- [What you should do] Collect from the data below each line with "chart".

- [Plotting code records]
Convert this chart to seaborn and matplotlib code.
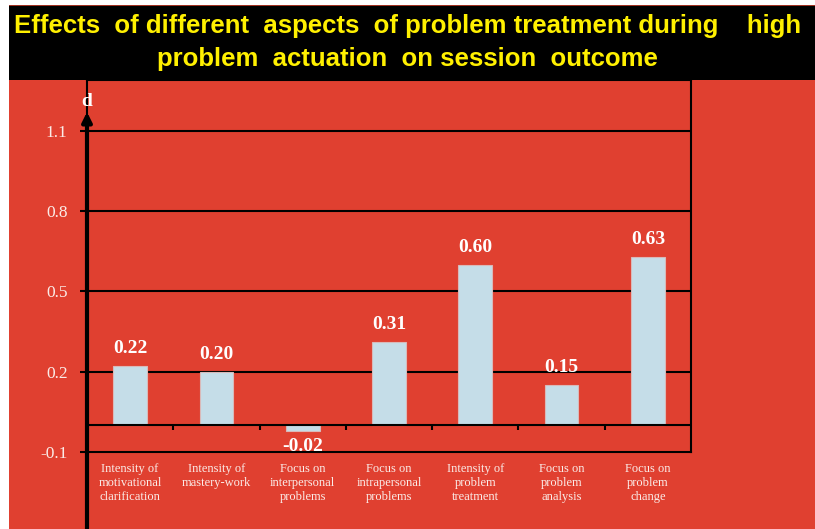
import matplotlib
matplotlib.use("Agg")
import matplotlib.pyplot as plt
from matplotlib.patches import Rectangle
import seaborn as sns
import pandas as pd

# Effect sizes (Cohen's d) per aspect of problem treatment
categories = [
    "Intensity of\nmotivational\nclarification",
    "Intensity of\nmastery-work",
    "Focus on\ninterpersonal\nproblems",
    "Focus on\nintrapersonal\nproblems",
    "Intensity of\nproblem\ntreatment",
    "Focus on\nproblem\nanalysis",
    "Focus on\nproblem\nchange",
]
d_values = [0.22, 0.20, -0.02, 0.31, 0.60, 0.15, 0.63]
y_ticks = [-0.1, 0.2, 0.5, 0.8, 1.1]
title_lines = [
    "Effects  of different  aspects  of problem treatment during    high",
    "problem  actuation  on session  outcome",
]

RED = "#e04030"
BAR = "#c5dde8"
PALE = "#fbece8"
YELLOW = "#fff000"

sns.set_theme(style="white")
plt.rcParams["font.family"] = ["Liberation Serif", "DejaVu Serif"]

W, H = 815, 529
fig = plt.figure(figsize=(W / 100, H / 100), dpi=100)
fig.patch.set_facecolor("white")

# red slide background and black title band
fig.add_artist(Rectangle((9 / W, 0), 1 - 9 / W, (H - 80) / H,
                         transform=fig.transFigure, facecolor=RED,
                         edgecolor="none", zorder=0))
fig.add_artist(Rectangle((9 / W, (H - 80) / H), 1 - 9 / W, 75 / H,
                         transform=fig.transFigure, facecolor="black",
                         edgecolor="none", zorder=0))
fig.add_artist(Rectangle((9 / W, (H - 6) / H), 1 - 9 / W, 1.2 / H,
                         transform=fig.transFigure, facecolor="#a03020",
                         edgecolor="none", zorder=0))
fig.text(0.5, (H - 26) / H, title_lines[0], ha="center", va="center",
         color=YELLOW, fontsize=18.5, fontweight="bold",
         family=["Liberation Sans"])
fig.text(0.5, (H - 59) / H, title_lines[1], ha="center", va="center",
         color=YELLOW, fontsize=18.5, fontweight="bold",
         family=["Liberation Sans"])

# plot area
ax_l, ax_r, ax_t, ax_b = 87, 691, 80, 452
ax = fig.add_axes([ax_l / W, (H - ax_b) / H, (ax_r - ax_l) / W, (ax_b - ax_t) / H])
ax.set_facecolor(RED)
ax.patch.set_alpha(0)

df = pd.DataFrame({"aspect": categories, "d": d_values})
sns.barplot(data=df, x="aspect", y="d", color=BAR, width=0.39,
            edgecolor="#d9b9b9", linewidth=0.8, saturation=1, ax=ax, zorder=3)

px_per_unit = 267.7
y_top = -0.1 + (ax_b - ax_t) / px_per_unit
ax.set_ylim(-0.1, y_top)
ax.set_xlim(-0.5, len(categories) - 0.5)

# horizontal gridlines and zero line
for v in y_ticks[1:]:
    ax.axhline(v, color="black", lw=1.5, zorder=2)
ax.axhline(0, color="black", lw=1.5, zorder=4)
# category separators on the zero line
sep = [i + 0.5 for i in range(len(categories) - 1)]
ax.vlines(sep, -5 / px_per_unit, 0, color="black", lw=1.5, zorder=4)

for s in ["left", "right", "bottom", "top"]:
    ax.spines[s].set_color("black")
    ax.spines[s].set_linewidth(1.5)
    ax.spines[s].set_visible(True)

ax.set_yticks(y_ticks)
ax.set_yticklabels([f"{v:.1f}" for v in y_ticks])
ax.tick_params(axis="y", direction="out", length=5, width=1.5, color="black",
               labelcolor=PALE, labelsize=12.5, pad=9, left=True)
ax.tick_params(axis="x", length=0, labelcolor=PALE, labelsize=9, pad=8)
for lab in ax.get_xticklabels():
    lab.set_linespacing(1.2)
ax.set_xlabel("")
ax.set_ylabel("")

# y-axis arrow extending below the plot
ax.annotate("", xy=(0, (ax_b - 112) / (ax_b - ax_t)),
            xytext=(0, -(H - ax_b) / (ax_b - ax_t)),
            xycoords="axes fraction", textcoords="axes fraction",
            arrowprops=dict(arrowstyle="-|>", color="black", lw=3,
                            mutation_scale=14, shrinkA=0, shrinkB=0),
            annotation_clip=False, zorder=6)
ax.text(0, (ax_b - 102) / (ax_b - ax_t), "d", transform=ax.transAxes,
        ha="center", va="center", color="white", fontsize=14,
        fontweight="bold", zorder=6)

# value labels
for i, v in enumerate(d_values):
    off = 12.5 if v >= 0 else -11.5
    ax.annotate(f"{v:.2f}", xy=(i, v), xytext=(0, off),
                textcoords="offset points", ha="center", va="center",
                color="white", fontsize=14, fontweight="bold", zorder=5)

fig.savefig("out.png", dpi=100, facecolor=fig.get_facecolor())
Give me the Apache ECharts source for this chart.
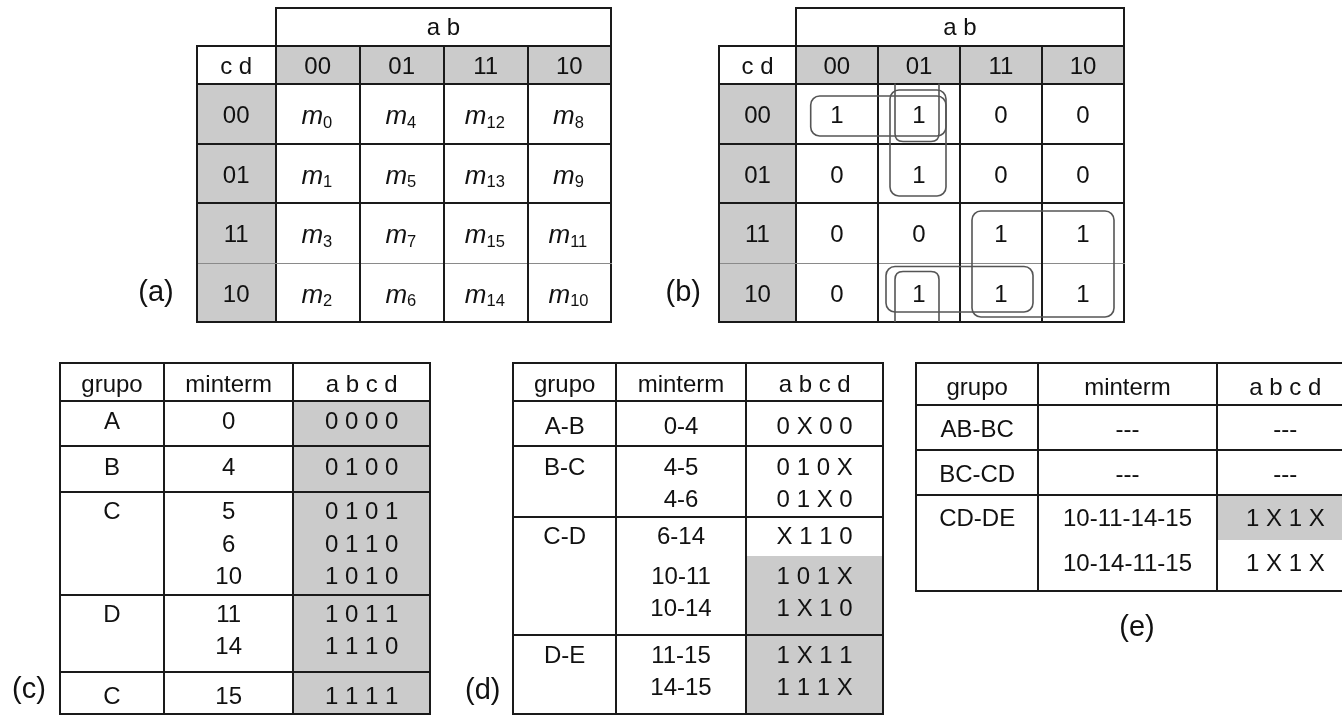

- [Response]
Convert this chart to seaborn and matplotlib code.
Give me the Apache ECharts source for this chart.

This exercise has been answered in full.